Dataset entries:
— BEGIN —
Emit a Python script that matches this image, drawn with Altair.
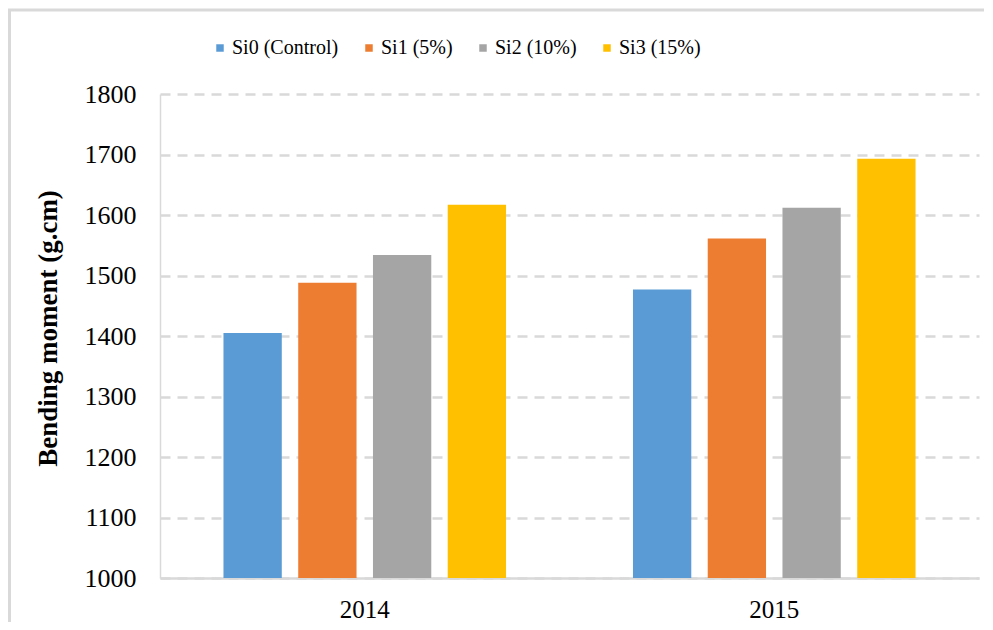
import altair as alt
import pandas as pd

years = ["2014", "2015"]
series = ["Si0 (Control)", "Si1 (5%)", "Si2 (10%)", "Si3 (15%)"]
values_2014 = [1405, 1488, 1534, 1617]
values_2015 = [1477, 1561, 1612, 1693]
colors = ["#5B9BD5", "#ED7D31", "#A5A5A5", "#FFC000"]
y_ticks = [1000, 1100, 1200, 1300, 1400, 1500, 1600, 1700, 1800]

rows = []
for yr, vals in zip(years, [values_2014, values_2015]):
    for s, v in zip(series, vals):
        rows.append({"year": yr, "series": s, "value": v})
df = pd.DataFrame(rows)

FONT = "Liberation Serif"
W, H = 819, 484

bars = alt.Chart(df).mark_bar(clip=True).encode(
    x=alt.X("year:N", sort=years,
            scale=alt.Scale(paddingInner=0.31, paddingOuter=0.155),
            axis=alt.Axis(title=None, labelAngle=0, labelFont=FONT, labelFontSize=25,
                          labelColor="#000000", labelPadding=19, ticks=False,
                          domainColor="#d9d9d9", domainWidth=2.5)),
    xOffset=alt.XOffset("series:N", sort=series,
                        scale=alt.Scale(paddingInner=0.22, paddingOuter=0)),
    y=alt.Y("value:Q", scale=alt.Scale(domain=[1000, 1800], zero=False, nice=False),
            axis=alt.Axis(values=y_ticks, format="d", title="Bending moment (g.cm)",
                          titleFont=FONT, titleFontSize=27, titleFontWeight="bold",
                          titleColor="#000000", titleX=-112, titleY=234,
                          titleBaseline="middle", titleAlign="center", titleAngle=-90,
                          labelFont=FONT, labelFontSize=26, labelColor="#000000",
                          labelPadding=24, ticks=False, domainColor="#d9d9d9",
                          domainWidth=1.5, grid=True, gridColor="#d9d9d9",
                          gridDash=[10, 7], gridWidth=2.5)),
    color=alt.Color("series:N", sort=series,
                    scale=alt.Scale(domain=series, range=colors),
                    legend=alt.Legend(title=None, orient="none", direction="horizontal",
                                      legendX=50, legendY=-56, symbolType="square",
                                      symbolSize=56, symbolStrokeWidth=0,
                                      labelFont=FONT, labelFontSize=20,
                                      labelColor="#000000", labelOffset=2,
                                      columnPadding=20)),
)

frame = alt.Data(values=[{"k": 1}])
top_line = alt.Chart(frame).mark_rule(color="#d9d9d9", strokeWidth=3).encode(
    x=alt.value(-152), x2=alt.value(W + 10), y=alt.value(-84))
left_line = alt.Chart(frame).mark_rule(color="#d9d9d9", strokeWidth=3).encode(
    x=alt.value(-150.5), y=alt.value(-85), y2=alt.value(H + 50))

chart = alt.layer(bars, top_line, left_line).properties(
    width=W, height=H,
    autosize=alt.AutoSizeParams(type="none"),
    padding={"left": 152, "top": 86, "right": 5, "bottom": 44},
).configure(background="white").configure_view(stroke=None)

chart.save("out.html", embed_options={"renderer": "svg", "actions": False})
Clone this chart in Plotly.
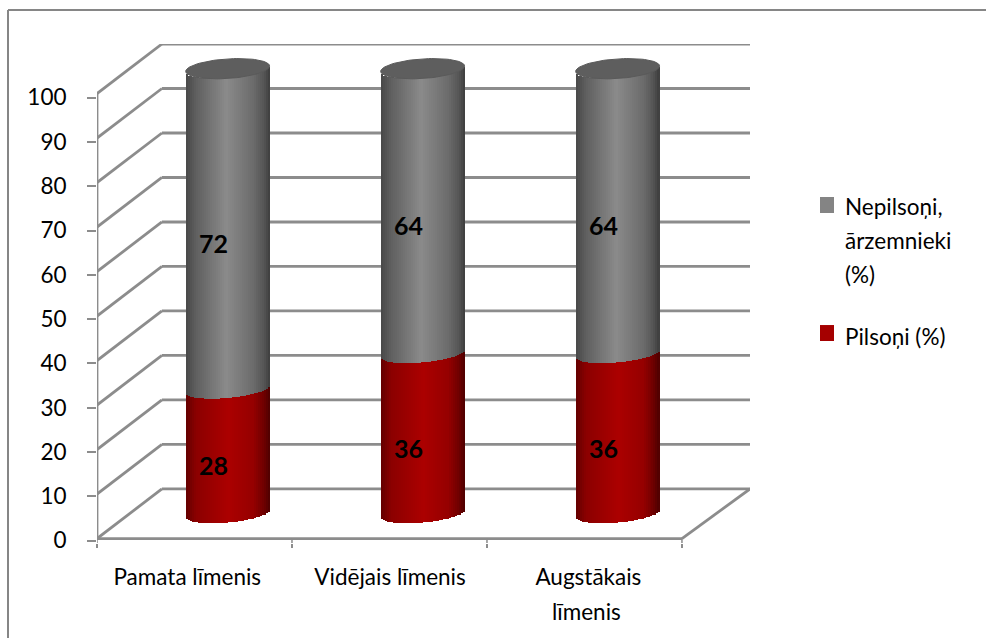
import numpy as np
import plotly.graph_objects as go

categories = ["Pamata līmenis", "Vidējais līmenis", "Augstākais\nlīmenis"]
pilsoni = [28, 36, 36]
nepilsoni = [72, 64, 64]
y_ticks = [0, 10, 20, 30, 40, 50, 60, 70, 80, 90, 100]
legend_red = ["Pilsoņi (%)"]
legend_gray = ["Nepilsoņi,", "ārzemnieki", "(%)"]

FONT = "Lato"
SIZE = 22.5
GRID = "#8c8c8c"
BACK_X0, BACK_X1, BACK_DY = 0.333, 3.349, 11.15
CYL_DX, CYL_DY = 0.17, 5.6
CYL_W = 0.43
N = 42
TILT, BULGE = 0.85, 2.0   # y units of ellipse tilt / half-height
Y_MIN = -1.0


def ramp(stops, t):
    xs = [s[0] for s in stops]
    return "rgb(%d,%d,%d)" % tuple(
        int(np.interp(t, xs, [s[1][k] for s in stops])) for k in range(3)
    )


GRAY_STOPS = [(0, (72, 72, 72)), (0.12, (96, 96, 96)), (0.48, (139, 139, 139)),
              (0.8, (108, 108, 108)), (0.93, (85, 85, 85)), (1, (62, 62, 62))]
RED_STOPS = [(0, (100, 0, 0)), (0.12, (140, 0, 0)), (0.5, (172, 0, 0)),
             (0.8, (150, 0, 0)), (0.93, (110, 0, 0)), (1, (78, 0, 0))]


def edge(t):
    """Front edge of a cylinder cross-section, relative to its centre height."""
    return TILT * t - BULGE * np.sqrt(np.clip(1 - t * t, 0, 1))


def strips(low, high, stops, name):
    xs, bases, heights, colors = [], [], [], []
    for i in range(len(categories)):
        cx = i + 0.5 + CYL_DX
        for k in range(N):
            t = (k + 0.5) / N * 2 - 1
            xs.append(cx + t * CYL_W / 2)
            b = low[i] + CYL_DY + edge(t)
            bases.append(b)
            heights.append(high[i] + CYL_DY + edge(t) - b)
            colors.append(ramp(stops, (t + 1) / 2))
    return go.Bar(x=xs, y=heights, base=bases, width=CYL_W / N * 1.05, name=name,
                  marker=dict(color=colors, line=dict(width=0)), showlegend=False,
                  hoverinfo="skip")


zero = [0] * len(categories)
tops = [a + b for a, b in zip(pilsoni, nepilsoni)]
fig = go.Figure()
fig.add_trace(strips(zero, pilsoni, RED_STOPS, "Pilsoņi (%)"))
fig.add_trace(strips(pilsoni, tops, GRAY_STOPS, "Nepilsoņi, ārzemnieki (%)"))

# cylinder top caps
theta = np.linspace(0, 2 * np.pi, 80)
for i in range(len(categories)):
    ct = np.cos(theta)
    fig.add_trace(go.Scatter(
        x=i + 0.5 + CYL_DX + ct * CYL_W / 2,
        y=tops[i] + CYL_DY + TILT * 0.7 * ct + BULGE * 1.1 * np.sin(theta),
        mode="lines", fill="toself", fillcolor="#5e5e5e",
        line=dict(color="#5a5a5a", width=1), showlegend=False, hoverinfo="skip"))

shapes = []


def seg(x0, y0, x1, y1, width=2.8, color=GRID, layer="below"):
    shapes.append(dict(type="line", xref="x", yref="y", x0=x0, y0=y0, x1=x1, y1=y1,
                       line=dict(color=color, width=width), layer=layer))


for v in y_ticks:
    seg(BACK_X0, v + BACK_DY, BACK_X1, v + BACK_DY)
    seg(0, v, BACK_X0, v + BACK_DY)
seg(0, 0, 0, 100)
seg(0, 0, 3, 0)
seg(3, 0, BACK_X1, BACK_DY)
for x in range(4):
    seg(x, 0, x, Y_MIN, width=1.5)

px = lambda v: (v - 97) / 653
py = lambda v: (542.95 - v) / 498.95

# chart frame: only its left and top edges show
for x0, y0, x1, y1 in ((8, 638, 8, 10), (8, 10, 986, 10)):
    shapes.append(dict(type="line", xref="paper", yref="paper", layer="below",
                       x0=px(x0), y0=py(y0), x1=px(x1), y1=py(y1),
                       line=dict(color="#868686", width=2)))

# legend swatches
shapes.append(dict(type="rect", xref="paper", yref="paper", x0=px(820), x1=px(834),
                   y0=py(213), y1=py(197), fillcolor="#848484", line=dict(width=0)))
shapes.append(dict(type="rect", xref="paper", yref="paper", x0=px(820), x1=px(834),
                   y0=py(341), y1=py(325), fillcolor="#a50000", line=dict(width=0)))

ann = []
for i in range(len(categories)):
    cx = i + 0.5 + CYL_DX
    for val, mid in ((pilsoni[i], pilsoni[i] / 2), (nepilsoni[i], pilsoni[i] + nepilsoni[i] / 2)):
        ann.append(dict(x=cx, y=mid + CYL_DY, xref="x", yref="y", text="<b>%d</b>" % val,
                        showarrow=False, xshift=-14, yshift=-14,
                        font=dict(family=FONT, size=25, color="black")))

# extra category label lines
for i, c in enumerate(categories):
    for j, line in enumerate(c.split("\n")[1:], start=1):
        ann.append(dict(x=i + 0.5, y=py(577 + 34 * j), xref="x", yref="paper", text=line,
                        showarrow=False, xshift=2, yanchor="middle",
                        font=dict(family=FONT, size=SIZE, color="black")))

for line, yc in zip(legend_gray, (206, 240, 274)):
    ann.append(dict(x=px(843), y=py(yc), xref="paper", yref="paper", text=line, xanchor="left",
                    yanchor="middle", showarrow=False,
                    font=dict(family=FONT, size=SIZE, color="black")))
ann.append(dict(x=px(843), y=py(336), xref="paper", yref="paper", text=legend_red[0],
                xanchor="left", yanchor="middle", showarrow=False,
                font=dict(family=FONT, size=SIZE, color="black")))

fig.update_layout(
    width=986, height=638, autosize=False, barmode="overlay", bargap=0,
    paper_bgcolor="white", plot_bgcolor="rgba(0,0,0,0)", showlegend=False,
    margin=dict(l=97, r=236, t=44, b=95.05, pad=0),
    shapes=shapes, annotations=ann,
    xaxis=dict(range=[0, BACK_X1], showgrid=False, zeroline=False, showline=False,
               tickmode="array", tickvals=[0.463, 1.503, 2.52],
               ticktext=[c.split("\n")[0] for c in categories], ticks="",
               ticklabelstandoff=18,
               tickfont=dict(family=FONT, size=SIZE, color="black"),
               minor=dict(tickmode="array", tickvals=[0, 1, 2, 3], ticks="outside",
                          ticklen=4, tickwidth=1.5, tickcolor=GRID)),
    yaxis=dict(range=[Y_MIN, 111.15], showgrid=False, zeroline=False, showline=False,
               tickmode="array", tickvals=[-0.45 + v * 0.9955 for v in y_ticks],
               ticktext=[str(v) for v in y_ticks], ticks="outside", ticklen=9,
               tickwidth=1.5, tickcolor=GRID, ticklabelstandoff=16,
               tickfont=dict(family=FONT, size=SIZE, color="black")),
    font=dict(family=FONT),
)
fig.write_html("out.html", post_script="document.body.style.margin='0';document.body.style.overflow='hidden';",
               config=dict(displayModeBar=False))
— END —
### WHAT YOU HAVE TO DO
From the first line of the material down to the line containing "W, H = 819, 484", inclusive, return each line exactly, skipping any picture.

### EXERCISE RESPONSE
Emit a Python script that matches this image, drawn with Altair.
import altair as alt
import pandas as pd

years = ["2014", "2015"]
series = ["Si0 (Control)", "Si1 (5%)", "Si2 (10%)", "Si3 (15%)"]
values_2014 = [1405, 1488, 1534, 1617]
values_2015 = [1477, 1561, 1612, 1693]
colors = ["#5B9BD5", "#ED7D31", "#A5A5A5", "#FFC000"]
y_ticks = [1000, 1100, 1200, 1300, 1400, 1500, 1600, 1700, 1800]

rows = []
for yr, vals in zip(years, [values_2014, values_2015]):
    for s, v in zip(series, vals):
        rows.append({"year": yr, "series": s, "value": v})
df = pd.DataFrame(rows)

FONT = "Liberation Serif"
W, H = 819, 484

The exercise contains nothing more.